Source data

Start

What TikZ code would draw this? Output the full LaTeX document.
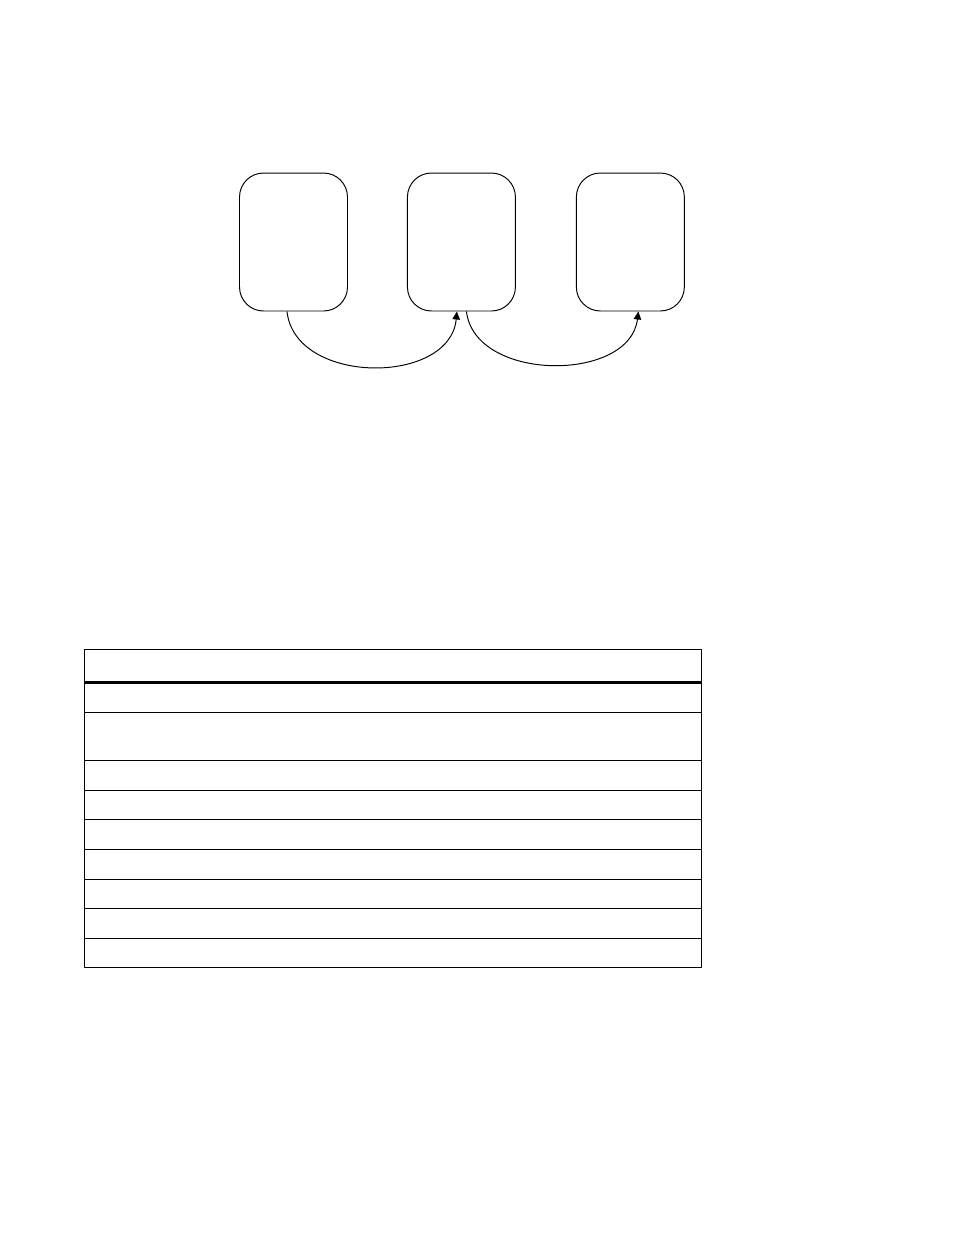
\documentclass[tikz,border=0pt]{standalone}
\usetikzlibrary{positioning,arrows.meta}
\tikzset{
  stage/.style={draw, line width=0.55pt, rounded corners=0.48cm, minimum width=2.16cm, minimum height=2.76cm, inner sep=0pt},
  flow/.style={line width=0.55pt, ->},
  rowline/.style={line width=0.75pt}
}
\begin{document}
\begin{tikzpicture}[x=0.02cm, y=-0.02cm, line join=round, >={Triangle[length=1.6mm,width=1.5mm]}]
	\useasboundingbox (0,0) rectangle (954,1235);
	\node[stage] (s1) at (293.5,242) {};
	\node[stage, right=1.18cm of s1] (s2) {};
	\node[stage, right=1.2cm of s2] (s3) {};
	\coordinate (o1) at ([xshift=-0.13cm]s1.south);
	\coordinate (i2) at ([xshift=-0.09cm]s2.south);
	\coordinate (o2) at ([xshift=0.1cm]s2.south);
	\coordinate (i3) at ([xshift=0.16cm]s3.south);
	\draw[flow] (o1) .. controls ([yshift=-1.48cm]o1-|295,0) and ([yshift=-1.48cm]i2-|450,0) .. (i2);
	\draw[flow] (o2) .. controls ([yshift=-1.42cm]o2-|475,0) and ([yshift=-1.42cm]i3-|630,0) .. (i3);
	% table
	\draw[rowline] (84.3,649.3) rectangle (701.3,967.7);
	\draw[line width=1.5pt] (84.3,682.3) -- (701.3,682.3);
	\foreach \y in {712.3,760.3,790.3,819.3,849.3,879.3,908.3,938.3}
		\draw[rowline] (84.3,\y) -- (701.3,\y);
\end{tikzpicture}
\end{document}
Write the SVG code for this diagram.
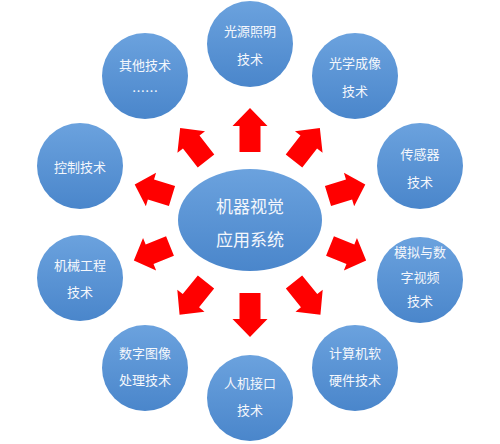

End

**Brief:**
Show every line of the records above that contains the word "draw".

**Solved problem:**
What TikZ code would draw this? Output the full LaTeX document.
  stage/.style={draw, line width=0.55pt, rounded corners=0.48cm, minimum width=2.16cm, minimum height=2.76cm, inner sep=0pt},
	\draw[flow] (o1) .. controls ([yshift=-1.48cm]o1-|295,0) and ([yshift=-1.48cm]i2-|450,0) .. (i2);
	\draw[flow] (o2) .. controls ([yshift=-1.42cm]o2-|475,0) and ([yshift=-1.42cm]i3-|630,0) .. (i3);
	\draw[rowline] (84.3,649.3) rectangle (701.3,967.7);
	\draw[line width=1.5pt] (84.3,682.3) -- (701.3,682.3);
		\draw[rowline] (84.3,\y) -- (701.3,\y);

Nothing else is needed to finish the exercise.